Performance of Eudora Welty stories for Diversity and Inclusion Arts and Lecture Series

As part of the Diversity and Inclusion Arts and Lecture Series organized by the Office of Educational Equity and Inclusion, two actors from Stanford University will deliver dramatic readings of two Eudora Welty short stories focusing on Mississippi. The event, that will be held Thursday, March 28, at 11:30 a.m., in the Fine Arts Building Little Theater, is co-sponsored with the Eudora Welty Foundation and Millsaps College.

“A Worn Path” performed by Angela Farr Schiller, traces elderly Phoenix Jackson’s precarious journey through the woods to Natchez to obtain medicine for her sick grandson. “Where Is the Voice Coming From?” is the chilling story Welty wrote the day that Mississippi civil rights leader Medgar Evers was murdered, told from the point of view of the assassin by Rush Rehm.

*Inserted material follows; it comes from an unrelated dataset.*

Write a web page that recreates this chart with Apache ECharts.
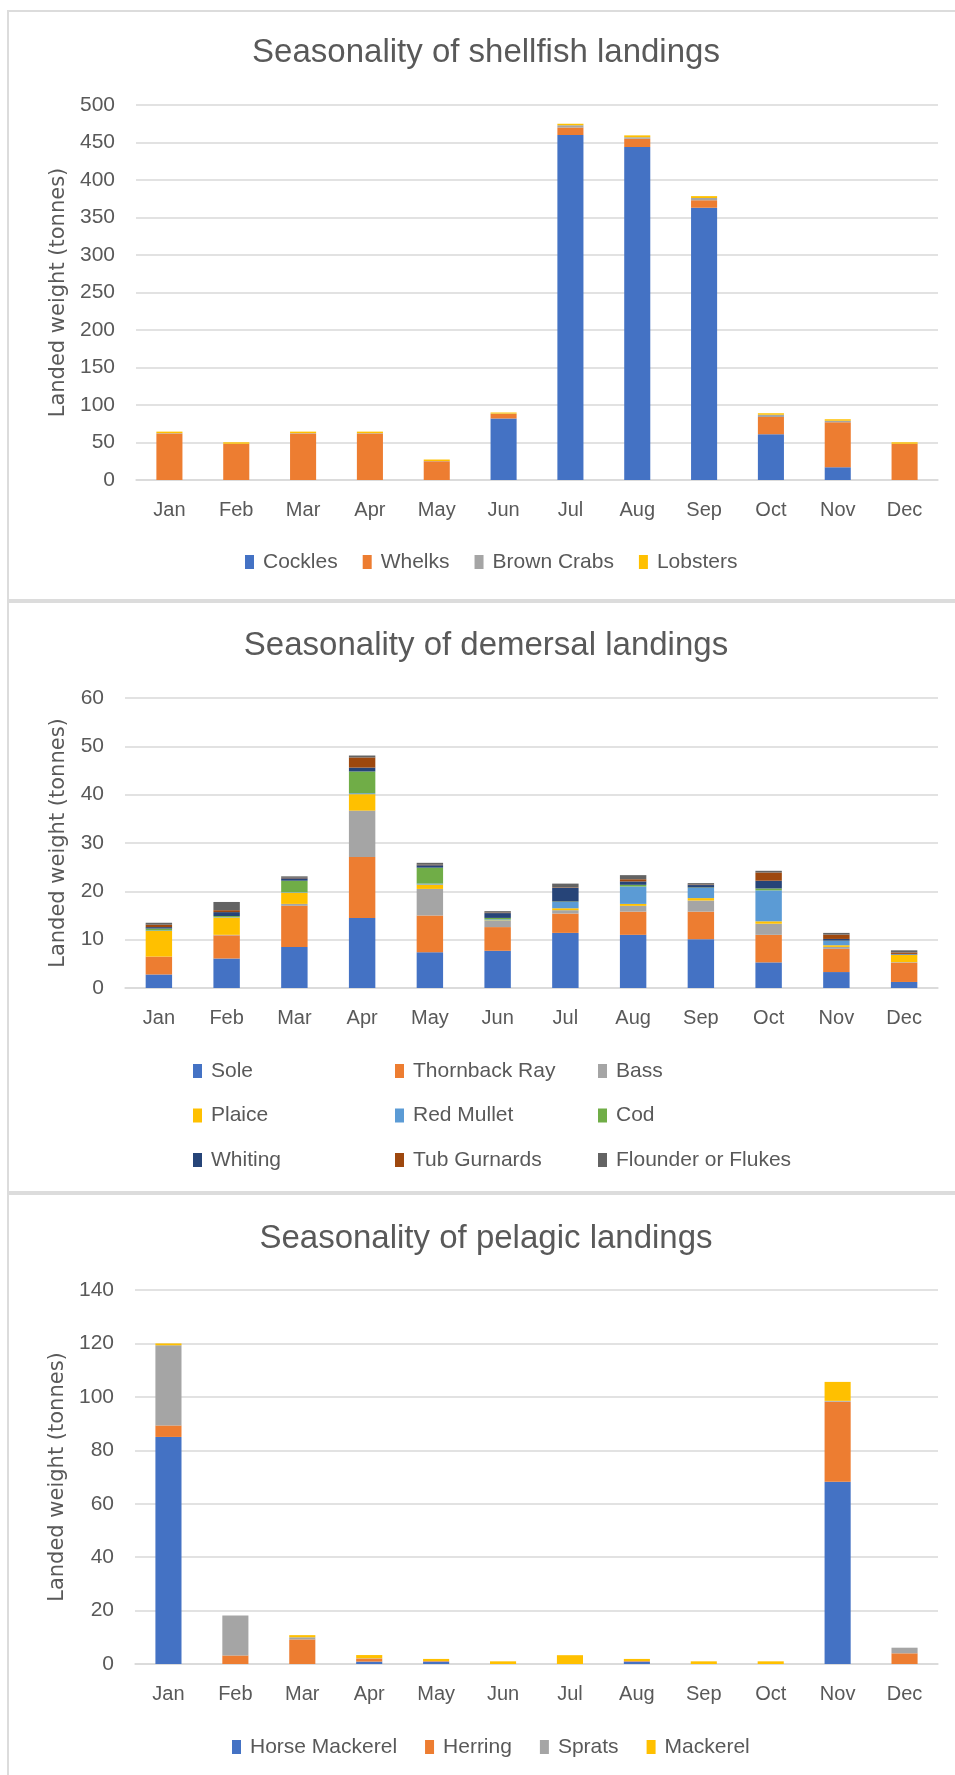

Schiller is a Ph.D. candidate in theater and performance studies at Stanford, having studied at the University of California, Santa Cruz, and the University of Cape Town, South Africa, for her B.A. and New York University for her M.A. She has worked on stage in San Diego and appeared as a principal dancer with the National Dance Company of Ghana. Rehm is the artistic director for the Stanford Summer Theater and has directed and acted in many productions including “The Wanderings of Odysseus” which played in Athens, Greece. Rush has also worked as an actor or director nationwide, and is the author of several books on Greek tragedy. He is a professor of drama and classics at Stanford.